— Material for this task —

* * * * *

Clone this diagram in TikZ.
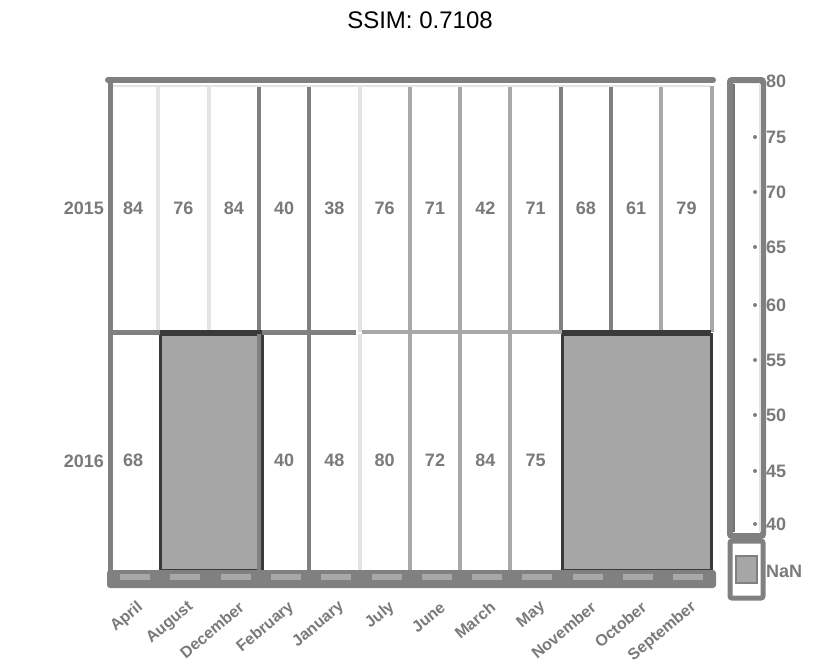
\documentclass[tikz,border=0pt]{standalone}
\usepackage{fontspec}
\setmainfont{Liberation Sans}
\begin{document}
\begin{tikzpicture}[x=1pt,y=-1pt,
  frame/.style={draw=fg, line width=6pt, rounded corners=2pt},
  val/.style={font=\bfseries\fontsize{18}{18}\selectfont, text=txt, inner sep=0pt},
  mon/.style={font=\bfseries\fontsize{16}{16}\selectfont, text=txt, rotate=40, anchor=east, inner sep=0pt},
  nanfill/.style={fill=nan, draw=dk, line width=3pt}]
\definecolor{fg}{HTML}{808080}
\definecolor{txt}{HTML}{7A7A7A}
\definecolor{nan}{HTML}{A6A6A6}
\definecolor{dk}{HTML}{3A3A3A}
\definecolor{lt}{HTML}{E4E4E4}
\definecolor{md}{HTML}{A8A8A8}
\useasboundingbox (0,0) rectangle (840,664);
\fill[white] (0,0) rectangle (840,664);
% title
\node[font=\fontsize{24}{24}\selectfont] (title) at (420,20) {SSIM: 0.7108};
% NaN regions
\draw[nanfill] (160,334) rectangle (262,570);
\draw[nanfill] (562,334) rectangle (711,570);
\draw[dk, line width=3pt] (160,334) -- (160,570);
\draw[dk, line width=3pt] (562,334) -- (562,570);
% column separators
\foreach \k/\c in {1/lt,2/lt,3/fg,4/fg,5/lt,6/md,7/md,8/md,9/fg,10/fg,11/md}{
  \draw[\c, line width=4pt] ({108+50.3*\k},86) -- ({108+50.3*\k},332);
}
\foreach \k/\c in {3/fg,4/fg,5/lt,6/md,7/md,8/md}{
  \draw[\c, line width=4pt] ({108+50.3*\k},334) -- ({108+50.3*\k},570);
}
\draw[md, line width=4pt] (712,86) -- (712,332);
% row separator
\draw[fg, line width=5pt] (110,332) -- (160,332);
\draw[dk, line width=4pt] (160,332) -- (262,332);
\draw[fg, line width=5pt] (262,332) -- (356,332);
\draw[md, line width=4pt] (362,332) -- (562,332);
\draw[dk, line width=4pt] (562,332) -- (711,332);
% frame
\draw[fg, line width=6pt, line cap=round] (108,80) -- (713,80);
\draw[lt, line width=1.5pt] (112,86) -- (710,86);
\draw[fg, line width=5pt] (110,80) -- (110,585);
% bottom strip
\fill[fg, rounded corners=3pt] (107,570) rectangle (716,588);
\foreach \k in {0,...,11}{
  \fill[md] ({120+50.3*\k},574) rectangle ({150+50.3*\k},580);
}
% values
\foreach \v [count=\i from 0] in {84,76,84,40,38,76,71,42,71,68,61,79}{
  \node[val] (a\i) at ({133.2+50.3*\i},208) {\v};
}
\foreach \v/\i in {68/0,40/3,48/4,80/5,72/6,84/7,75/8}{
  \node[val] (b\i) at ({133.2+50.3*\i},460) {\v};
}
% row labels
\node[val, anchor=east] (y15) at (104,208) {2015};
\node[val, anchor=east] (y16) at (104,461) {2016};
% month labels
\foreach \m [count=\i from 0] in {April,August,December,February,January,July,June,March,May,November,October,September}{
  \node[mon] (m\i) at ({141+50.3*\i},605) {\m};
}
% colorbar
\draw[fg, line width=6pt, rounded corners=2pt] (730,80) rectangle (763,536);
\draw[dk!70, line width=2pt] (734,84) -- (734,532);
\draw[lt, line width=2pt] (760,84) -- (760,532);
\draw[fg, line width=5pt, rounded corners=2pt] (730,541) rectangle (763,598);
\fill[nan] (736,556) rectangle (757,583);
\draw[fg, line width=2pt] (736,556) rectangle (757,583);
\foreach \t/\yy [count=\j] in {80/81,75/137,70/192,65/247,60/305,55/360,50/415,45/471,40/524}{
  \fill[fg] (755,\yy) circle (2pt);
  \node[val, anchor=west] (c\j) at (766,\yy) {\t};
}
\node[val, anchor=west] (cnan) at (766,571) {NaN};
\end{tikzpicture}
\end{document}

* * * * *

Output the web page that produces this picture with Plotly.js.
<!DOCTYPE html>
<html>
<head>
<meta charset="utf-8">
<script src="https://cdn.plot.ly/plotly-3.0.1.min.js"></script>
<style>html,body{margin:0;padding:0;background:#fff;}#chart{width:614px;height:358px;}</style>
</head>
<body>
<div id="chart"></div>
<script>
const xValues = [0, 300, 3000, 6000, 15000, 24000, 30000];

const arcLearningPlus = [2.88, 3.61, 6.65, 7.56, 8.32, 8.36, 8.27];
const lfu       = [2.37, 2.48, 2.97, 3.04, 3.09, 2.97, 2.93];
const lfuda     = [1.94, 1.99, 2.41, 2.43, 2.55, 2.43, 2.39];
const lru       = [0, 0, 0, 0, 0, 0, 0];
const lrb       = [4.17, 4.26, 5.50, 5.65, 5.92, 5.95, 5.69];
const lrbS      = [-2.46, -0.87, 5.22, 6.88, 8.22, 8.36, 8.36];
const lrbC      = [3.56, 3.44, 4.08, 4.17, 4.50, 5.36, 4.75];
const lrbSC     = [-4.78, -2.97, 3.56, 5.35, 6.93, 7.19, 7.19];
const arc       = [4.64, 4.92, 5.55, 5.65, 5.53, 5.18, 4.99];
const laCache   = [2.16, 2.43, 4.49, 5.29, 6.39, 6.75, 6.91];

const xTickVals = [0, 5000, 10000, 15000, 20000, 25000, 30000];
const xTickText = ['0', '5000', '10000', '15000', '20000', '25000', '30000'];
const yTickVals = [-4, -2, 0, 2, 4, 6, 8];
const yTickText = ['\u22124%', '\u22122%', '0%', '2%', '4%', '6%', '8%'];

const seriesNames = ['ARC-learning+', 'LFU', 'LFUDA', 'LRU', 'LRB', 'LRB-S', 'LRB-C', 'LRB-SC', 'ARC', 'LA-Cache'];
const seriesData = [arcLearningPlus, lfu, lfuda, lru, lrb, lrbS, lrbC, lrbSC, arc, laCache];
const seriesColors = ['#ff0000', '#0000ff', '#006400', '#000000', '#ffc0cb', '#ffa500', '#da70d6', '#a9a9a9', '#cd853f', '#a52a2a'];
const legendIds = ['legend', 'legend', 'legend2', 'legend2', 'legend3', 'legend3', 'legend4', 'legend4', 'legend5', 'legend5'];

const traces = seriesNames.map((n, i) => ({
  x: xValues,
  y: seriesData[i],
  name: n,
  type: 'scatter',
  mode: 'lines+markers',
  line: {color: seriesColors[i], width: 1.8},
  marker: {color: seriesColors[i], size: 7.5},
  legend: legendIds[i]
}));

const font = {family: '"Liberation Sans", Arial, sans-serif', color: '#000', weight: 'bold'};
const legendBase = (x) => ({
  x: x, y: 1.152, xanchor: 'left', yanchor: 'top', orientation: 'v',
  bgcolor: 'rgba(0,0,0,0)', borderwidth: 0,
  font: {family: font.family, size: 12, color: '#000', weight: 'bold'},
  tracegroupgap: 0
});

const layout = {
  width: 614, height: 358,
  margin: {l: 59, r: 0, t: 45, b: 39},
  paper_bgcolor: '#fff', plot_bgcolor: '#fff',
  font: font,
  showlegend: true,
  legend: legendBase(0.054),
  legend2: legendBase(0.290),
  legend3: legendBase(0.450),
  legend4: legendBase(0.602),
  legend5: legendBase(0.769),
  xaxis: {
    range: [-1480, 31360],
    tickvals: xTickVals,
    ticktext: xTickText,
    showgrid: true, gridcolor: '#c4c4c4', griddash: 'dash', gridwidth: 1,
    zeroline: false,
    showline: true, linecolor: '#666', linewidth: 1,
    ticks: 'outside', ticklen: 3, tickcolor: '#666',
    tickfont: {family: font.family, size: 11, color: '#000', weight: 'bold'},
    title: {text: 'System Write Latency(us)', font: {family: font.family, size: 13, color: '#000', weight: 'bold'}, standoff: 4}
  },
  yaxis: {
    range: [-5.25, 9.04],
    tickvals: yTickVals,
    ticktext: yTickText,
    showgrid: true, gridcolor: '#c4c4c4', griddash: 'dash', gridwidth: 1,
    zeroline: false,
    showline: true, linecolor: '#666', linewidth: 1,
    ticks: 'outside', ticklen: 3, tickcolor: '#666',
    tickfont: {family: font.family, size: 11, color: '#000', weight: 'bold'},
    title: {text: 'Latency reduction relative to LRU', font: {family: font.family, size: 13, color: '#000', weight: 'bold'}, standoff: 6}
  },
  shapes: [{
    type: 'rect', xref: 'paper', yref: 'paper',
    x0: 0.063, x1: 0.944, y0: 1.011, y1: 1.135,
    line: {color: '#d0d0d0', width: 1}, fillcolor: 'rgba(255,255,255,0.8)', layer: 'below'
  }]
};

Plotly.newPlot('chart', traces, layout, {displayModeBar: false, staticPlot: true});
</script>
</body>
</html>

* * * * *

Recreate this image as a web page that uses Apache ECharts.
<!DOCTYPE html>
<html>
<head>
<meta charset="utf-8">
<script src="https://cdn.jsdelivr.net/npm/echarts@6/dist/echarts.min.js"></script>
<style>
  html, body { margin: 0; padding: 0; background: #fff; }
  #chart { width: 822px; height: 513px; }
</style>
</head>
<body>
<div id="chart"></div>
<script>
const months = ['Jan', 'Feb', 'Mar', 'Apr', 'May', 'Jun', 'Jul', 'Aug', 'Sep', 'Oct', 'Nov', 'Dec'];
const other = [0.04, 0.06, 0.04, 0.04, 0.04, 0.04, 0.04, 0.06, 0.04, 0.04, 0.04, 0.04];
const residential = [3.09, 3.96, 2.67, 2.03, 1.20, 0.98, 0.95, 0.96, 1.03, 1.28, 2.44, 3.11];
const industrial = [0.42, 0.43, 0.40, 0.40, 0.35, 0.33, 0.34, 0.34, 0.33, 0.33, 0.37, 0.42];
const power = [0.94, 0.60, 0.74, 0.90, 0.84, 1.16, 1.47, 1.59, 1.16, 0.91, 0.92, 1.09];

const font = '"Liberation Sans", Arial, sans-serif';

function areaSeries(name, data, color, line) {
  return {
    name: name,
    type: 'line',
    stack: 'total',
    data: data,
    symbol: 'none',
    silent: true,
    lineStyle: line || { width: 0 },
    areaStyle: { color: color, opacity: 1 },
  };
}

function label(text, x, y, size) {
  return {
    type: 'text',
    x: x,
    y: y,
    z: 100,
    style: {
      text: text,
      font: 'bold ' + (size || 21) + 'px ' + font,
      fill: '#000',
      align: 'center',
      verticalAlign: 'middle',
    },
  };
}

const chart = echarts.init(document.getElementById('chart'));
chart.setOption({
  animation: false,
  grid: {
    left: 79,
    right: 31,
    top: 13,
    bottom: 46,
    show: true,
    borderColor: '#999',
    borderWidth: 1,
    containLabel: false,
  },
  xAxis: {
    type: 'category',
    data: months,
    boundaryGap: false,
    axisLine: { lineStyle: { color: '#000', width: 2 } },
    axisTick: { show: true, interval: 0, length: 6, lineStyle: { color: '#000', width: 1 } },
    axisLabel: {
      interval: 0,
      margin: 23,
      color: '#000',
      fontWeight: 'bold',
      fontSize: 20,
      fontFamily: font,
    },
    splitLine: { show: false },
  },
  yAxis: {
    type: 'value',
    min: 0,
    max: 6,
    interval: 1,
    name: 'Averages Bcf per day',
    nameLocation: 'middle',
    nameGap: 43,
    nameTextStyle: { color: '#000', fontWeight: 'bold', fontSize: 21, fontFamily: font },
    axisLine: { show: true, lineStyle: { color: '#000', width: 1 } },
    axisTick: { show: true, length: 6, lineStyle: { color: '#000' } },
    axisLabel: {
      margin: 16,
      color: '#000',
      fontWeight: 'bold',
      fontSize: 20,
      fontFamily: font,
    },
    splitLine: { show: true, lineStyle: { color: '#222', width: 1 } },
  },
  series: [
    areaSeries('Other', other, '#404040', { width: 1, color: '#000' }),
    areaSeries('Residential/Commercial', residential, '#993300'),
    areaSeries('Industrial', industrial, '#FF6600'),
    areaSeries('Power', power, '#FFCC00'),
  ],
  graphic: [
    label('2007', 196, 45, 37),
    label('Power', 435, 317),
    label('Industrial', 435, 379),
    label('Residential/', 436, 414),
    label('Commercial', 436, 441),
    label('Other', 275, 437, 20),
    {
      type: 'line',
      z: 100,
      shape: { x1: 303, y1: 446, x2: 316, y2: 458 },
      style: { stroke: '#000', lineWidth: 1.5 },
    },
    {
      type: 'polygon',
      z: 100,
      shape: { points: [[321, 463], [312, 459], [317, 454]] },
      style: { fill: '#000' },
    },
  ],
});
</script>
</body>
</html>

* * * * *

— Problem statement —
Above are some lines. Repeat exactly, and only, those from the line that has "Output the web" through the line that has "const xValues = [0, 300, 3000, 6000, 15000, 24000, 30000];".

— Task output —
Output the web page that produces this picture with Plotly.js.
<!DOCTYPE html>
<html>
<head>
<meta charset="utf-8">
<script src="https://cdn.plot.ly/plotly-3.0.1.min.js"></script>
<style>html,body{margin:0;padding:0;background:#fff;}#chart{width:614px;height:358px;}</style>
</head>
<body>
<div id="chart"></div>
<script>
const xValues = [0, 300, 3000, 6000, 15000, 24000, 30000];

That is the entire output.